LIFE OF PI: Worth A Ticket – A Floating Display of Visual Marvels
A boy and a Bengal tiger get into a lifeboat…
The digital paintbox now available to filmmakers provides an almost limitless variety of visual possibilities, and also a certain amount of temptation, because like any resource, it can be overused. Ang Lee’s last excursion into the marvels of CG was 2003’s ill-fated Hulk; since then, he’s worked on a smaller scale with films like Brokeback Mountain, Lust, Caution and Taking Woodstock. Now he’s returned to a largely computer-generated palette with his adaptation of Yann Martel’s acclaimed and best-selling novel LIFE OF PI, written for the screen by David Magee.
As a screenwriter, Magee specializes in sedate magical realist fantasies like Finding Neverland and Miss Pettigrew Lives For A Day, and for all its spiritual overtones and grand scale, Pi fits into that subgenre as well. Its story, mostly faithful to the novel, is made up of the recollections of the middle-aged Pi (Irrfan Khan) as he tells them to a novelist (Rafe Spall) looking for a writing subject. Pi, whose name was originally Piscine, named for a French swimming pool, but shortened because of its unfortunate susceptibility to urinary nicknames, recounts his youth (played by Suraj Sharma), brought up in India as the son of a zookeeping family. Economic pressures cause his parents to decide to emigrate to Canada, and they board a Japanese freighter with all their animals–but shortly into the trip, a terrible storm sinks the ship, killing all aboard except Pi and some of the beasts.
This, a half-hour into the movie, is where Life of Pi really begins. Before long, Pi finds himself alone in the ship’s lone lifeboat with the zoo’s Bengal tiger, who due to a paperwork mix-up is named Richard Parker. The tiger is murderous (strictly to a PG extent), but Pi gradually figures out how to come to terms with him, working out a warily respectful relationship and establishing himself as someone Richard Parker won’t try to eat. The two never become buddies a la The Black Stallion, but they learn to coexist. There isn’t much suspense as to whether Pi will survive, as his middle-aged self is, after all, narrating the story, and thus the tale is really of the lessons young Pi learns from his life with the beast and what it imparts about the nature of humanity and faith.
The tiger, and all the other animals, are almost exclusively depicted via CG animation, and in all technical senses, the achievement is remarkable. Richard Parker has believable mass and weight as he moves, and more than that, his features and movements achieve personality. If there is a flaw to this magic, it may be that the CG is a bit too smooth, too error-free–the movie’s tiger lacks the spontaneity and contradictory nuance of a real living being.
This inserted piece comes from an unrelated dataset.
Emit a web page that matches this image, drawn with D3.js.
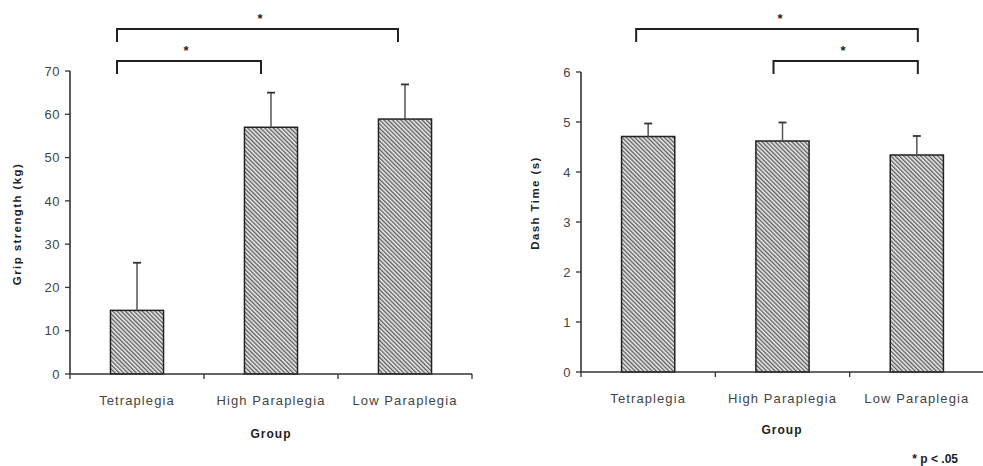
<!DOCTYPE html>
<html>
<head>
<meta charset="utf-8">
<script src="https://cdn.jsdelivr.net/npm/d3@7"></script>
<style>
  html, body { margin: 0; padding: 0; background: #fff; }
  svg { display: block; }
  text { font-family: "Liberation Sans", Arial, sans-serif; }
</style>
</head>
<body>
<svg id="chart" width="983" height="466"></svg>
<script>
// ---------------- DATA ----------------
const categories = ["Tetraplegia", "High Paraplegia", "Low Paraplegia"];

const gripMeans = [14.7, 57.0, 58.9];
const gripErrors = [11.0, 8.0, 8.0];
const gripTicks = [0, 10, 20, 30, 40, 50, 60, 70];
const gripComparisons = [
  { from: 0, to: 2, label: "*" },
  { from: 0, to: 1, label: "*" }
];

const dashMeans = [4.71, 4.62, 4.34];
const dashErrors = [0.26, 0.37, 0.38];
const dashTicks = [0, 1, 2, 3, 4, 5, 6];
const dashComparisons = [
  { from: 0, to: 2, label: "*" },
  { from: 1, to: 2, label: "*" }
];

const gripTitle = "Grip strength (kg)";
const dashTitle = "Dash Time (s)";
const xTitle = "Group";
const footnote = "* p < .05";

// ---------------- DRAWING ----------------
const svg = d3.select("#chart");
const defs = svg.append("defs");
const pat = defs.append("pattern")
  .attr("id", "hatch")
  .attr("patternUnits", "userSpaceOnUse")
  .attr("width", 3).attr("height", 3)
  .attr("patternTransform", "rotate(-45)");
pat.append("rect").attr("width", 3).attr("height", 3).attr("fill", "#eeeeee");
pat.append("line").attr("x1", 0.7).attr("x2", 0.7).attr("y1", 0).attr("y2", 3)
  .attr("stroke", "#555").attr("stroke-width", 1.3);

function drawPanel(cfg) {
  const g = svg.append("g");
  const x = d3.scaleBand().domain(categories).range([cfg.x0, cfg.x1])
    .paddingInner(0.604).paddingOuter(0.302);
  const y = d3.scaleLinear().domain([0, cfg.ticks[cfg.ticks.length - 1]]).range([cfg.yBottom, cfg.yTop]);
  const step = x.step();
  const axisColor = "#333";

  // bars
  g.selectAll("rect.bar").data(cfg.means).join("rect")
    .attr("class", "bar")
    .attr("x", (d, i) => x(categories[i]))
    .attr("width", x.bandwidth())
    .attr("y", d => y(d))
    .attr("height", d => y(0) - y(d))
    .attr("fill", "url(#hatch)")
    .attr("stroke", "#222").attr("stroke-width", 1.5);

  // error bars (upper only)
  const eb = g.selectAll("g.err").data(cfg.means).join("g").attr("class", "err");
  eb.append("line")
    .attr("x1", (d, i) => x(categories[i]) + x.bandwidth() / 2)
    .attr("x2", (d, i) => x(categories[i]) + x.bandwidth() / 2)
    .attr("y1", d => y(d))
    .attr("y2", (d, i) => y(d + cfg.errors[i]))
    .attr("stroke", "#555").attr("stroke-width", 1.5);
  eb.append("line")
    .attr("x1", (d, i) => x(categories[i]) + x.bandwidth() / 2 - 4)
    .attr("x2", (d, i) => x(categories[i]) + x.bandwidth() / 2 + 4)
    .attr("y1", (d, i) => y(d + cfg.errors[i]))
    .attr("y2", (d, i) => y(d + cfg.errors[i]))
    .attr("stroke", "#333").attr("stroke-width", 1.8);

  // y axis
  g.append("line").attr("x1", cfg.x0).attr("x2", cfg.x0)
    .attr("y1", y(0)).attr("y2", y(cfg.ticks[cfg.ticks.length - 1]))
    .attr("stroke", axisColor).attr("stroke-width", 1.6);
  g.selectAll("line.ytick").data(cfg.ticks).join("line")
    .attr("class", "ytick")
    .attr("x1", cfg.x0 - 5).attr("x2", cfg.x0)
    .attr("y1", d => y(d)).attr("y2", d => y(d))
    .attr("stroke", axisColor).attr("stroke-width", 1.3);
  g.selectAll("text.ylab").data(cfg.ticks).join("text")
    .attr("class", "ylab")
    .attr("x", cfg.x0 - 10).attr("y", d => y(d))
    .attr("dy", "0.36em")
    .attr("text-anchor", "end")
    .attr("font-size", 13).attr("fill", "#444").attr("letter-spacing", 0.5)
    .text(d => d);

  // x axis
  g.append("line").attr("x1", cfg.x0).attr("x2", cfg.x1)
    .attr("y1", y(0)).attr("y2", y(0))
    .attr("stroke", axisColor).attr("stroke-width", 1.6);
  const bounds = categories.map(c => x(c) - x.paddingOuter() * step).concat([cfg.x1]);
  g.selectAll("line.xtick").data(bounds).join("line")
    .attr("class", "xtick")
    .attr("x1", d => d).attr("x2", d => d)
    .attr("y1", y(0)).attr("y2", y(0) + 5)
    .attr("stroke", axisColor).attr("stroke-width", 1.3);
  g.selectAll("text.xlab").data(categories).join("text")
    .attr("class", "xlab")
    .attr("x", c => x(c) + x.bandwidth() / 2)
    .attr("y", y(0) + 31)
    .attr("text-anchor", "middle")
    .attr("font-size", 13).attr("fill", "#444").attr("letter-spacing", 1.1)
    .text(c => c);

  // axis titles
  g.append("text")
    .attr("transform", `translate(${cfg.yTitleX},${cfg.yTitleY}) rotate(-90)`)
    .attr("text-anchor", "middle")
    .attr("font-size", 11.5).attr("font-weight", "bold").attr("fill", "#222")
    .attr("letter-spacing", 1.4)
    .text(cfg.title);
  g.append("text")
    .attr("x", cfg.xTitleX).attr("y", cfg.xTitleY)
    .attr("text-anchor", "middle")
    .attr("font-size", 12).attr("font-weight", "bold").attr("fill", "#222")
    .attr("letter-spacing", 1)
    .text(xTitle);

  // significance brackets
  cfg.comparisons.forEach((cmp, k) => {
    const lvl = cfg.levels[k];
    const xa = x(categories[cmp.from]) + x.bandwidth() / 2 + cfg.dx[k][0];
    const xb = x(categories[cmp.to]) + x.bandwidth() / 2 + cfg.dx[k][1];
    g.append("path")
      .attr("d", `M${xa},${lvl + 13}V${lvl}H${xb}V${lvl + 13}`)
      .attr("fill", "none").attr("stroke", "#222").attr("stroke-width", 2);
    g.append("text")
      .attr("x", cfg.starX[k]).attr("y", lvl - 6)
      .attr("text-anchor", "middle")
      .attr("font-size", 13).attr("font-weight", "bold").attr("fill", "#222")
      .text(cmp.label);
  });
}

drawPanel({
  x0: 70, x1: 472, yBottom: 374, yTop: 71,
  means: gripMeans, errors: gripErrors, ticks: gripTicks,
  comparisons: gripComparisons, levels: [29, 61],
  dx: [[-20, -7], [-20, -10]], starX: [260, 186],
  title: gripTitle, yTitleX: 21, yTitleY: 224,
  xTitleX: 271, xTitleY: 438
});

drawPanel({
  x0: 581, x1: 984, yBottom: 372, yTop: 72,
  means: dashMeans, errors: dashErrors, ticks: dashTicks,
  comparisons: dashComparisons, levels: [29, 61],
  dx: [[-12, 1], [-9, 1]], starX: [780, 843],
  title: dashTitle, yTitleX: 539, yTitleY: 203,
  xTitleX: 782, xTitleY: 434
});

svg.append("text")
  .attr("x", 958).attr("y", 463)
  .attr("text-anchor", "end")
  .attr("font-size", 12).attr("font-weight", "bold").attr("fill", "#222")
  .text(footnote);
</script>
</body>
</html>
The use of digital animation throughout the film goes far beyond Richard Parker and the other animals, however. The gorgeous skies and waters that surround the lifeboat and raft are computer generated, as are such amazing sights as a phosphorescent whale and an island inhabited only by meerkats. This imagery (to the extent conventional “photography” is involved, the film’s cinematographer is Claudio Miranda, who shot Benjamin Button for David Fincher) is often jaw-droppingly beautiful, so much so, in fact, that it often takes one right out of the movie–watching Pi, you’re more likely to be exclaiming about its technical achievements and exquisite, painterly sights than you are to be involved with its drama. The siren song of new, beautiful technology is an old one–it doomed Francis Coppola’s One From the Heart back in 1981–and Lee hasn’t been able to resist its call.
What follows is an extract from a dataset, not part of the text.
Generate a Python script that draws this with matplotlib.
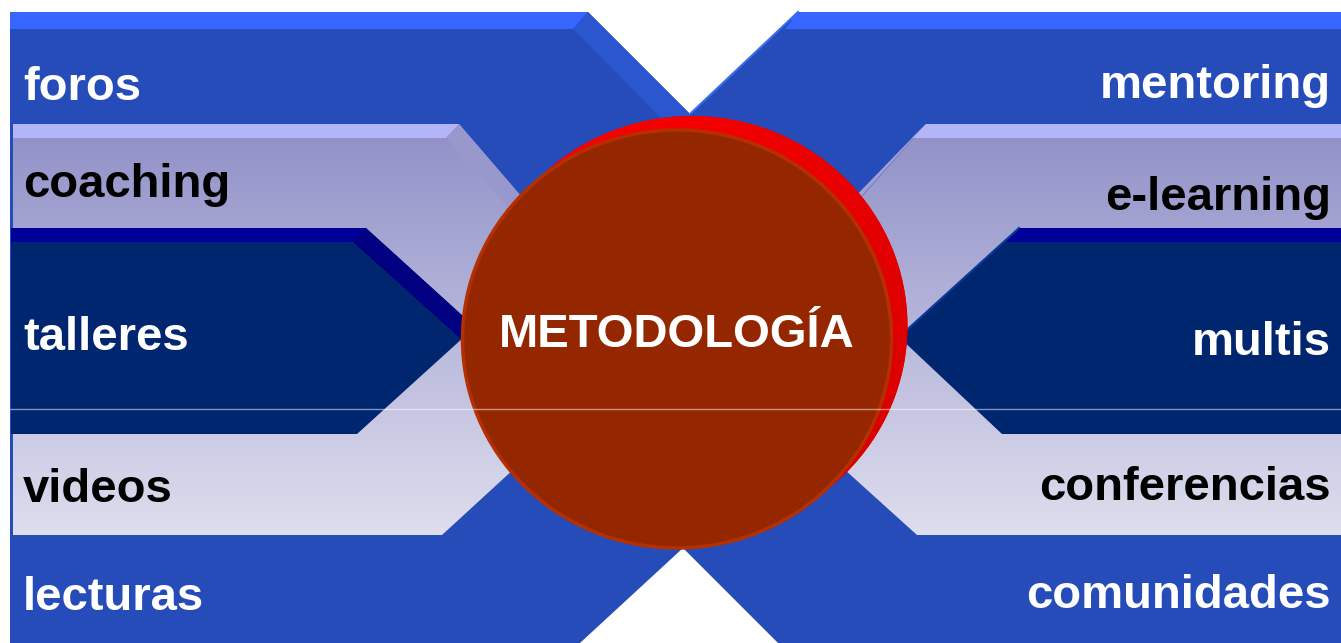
# metodologia.py - diagrama "METODOLOGÍA" con bandas cruzadas
import numpy as np
import matplotlib.pyplot as plt
from matplotlib.patches import Polygon, Ellipse
from matplotlib.colors import to_rgb

W, H = 1341, 643

# etiquetas (izquierda / derecha) y su color de texto
left_labels = ['foros', 'coaching', 'talleres', 'videos', 'lecturas']
right_labels = ['mentoring', 'e-learning', 'multis', 'conferencias', 'comunidades']
label_colors = ['white', 'black', 'white', 'black', 'white']
center_label = 'METODOLOGÍA'

# lineas base de las etiquetas (px desde arriba)
left_base = [100, 197, 350, 502, 610]
right_base = [98, 210, 355, 500, 608]

BLUE, BLUE_TOP, BLUE_DIAG = '#264cba', '#3666ff', '#2c56cf'
LAV_TOP, LAV_A, LAV_B, LAV_DIAG = '#b4b4f8', '#9090c8', '#dedeee', '#9898cd'
NAVY, NAVY_TOP, NAVY_DIAG = '#00266f', '#000099', '#000080'
BROWN, BROWN_RIM = '#942600', '#b53000'

fig = plt.figure(figsize=(W / 100, H / 100), dpi=100)
ax = fig.add_axes([0, 0, 1, 1])
fig.patch.set_facecolor('white')


def poly(pts, color, z, **kw):
    p = Polygon(pts, closed=True, facecolor=color, edgecolor='none', zorder=z, **kw)
    ax.add_patch(p)
    return p


def vgrad(patch, c_top, c_bot, y0, y1, z):
    a, b = np.array(to_rgb(c_top)), np.array(to_rgb(c_bot))
    t = np.linspace(0, 1, 256)[:, None, None]
    img = a * (1 - t) + b * t
    im = ax.imshow(img, extent=(0, W, y1, y0), origin='upper', aspect='auto',
                   zorder=z, interpolation='bilinear')
    im.set_clip_path(patch)


# --- X azul de fondo ---
poly([(10, 12), (588, 12), (690, 114), (798, 12), (W, 12), (W, H),
      (778, H), (683, 548), (580, H), (10, H)], BLUE, 1)
poly([(10, 12), (588, 12), (573, 29), (10, 29)], BLUE_TOP, 1.1)
poly([(798, 12), (W, 12), (W, 29), (785, 29)], BLUE_TOP, 1.1)
poly([(588, 12), (691, 115), (661, 118), (573, 29)], BLUE_DIAG, 1.1)
ax.plot([798, 690], [12, 114], color='#3a6cf0', lw=1.5, zorder=1.2)

# --- X lavanda (con degradado) ---
lav_l = poly([(13, 124), (459, 124), (649, 345), (442, 535), (13, 535)], 'none', 2)
lav_r = poly([(926, 124), (W, 124), (W, 535), (917, 535), (720, 357)], 'none', 2)
vgrad(lav_l, LAV_A, LAV_B, 124, 535, 2)
vgrad(lav_r, LAV_A, LAV_B, 124, 535, 2)
poly([(13, 124), (459, 124), (446, 138), (13, 138)], LAV_TOP, 2.1)
poly([(926, 124), (W, 124), (W, 138), (912, 138)], LAV_TOP, 2.1)
poly([(459, 124), (527, 203), (512, 212), (446, 138)], LAV_DIAG, 2.1)
poly([(926, 124), (860, 198), (846, 206), (912, 138)], '#a0a0d6', 2.1)

# --- X azul marino ---
poly([(11, 228), (366, 228), (475, 327), (357, 434), (11, 434)], NAVY, 3)
poly([(1019, 228), (W, 228), (W, 434), (1002, 434), (899, 337)], NAVY, 3)
poly([(11, 228), (366, 228), (353, 242), (11, 242)], NAVY_TOP, 3.1)
poly([(1019, 228), (W, 228), (W, 242), (1006, 242)], NAVY_TOP, 3.1)
poly([(366, 228), (475, 327), (462, 340), (353, 242)], NAVY_DIAG, 3.1)
ax.plot([1019, 899], [228, 337], color='#0a3a9a', lw=1.5, zorder=3.2)

# --- circulo central ---
red = Ellipse((692, 326), 431, 420, facecolor='#e80000', edgecolor='none', zorder=4)
ax.add_patch(red)
xx = np.linspace(0, 1, 256)
g = (xx[None, :] + xx[:, None]) / 2
img = np.dstack([1.0 - 0.17 * g, np.zeros_like(g), np.zeros_like(g)])
im = ax.imshow(img, extent=(470, 910, 545, 110), origin='upper', aspect='auto',
               zorder=4.05, interpolation='bilinear')
im.set_clip_path(red)
ax.add_patch(Ellipse((677, 339), 429, 418, facecolor=BROWN, edgecolor=BROWN_RIM,
                     lw=2.5, zorder=4.1))

# linea fina horizontal
ax.plot([10, W], [409, 409], color='white', lw=1, alpha=0.5, zorder=6)

# --- textos ---
font = dict(family=['Liberation Sans', 'DejaVu Sans'], fontweight='bold', fontsize=34)
for lab, y, c in zip(left_labels, left_base, label_colors):
    ax.text(23, y, lab, color=c, ha='left', va='baseline', zorder=7, **font)
for lab, y, c in zip(right_labels, right_base, label_colors):
    ax.text(1331, y, lab, color=c, ha='right', va='baseline', zorder=7, **font)
ax.text(677, 347, center_label, color='white', ha='center', va='baseline', zorder=7, **font)

ax.set_xlim(0, W)
ax.set_ylim(H, 0)
ax.axis('off')

fig.savefig('out.png', dpi=100, facecolor='white')
plt.close(fig)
And that, ultimately, is the problem with Life of Pi. Unless one is captivated by its superficial mystical and semi-religious undercurrents, it becomes a somewhat monotonous adventure overwhelmed by its own look, with a central character who has little substance and a plot that was more interesting when it featured a volleyball instead of a tiger in Cast Away. The magical realist scenes, for example the sea’s miraculous outpouring of fish to the starving pair, don’t meaningfully illuminate a larger drama, but are awesome strictly because of their visual scale and beauty. Lee has put together a spectacular technical package, also including music by Mychael Danna and production design by David Gropman, that encloses a somewhat tinny center.
There are some who will adore Life of Pi, and indeed find it deeply meaningful and moving due to its invocation of God and spiritual dimensions amidst its glorious sights. For the rest of us, though, it’s a less emotionally satisfying version of yarns we’ve heard before.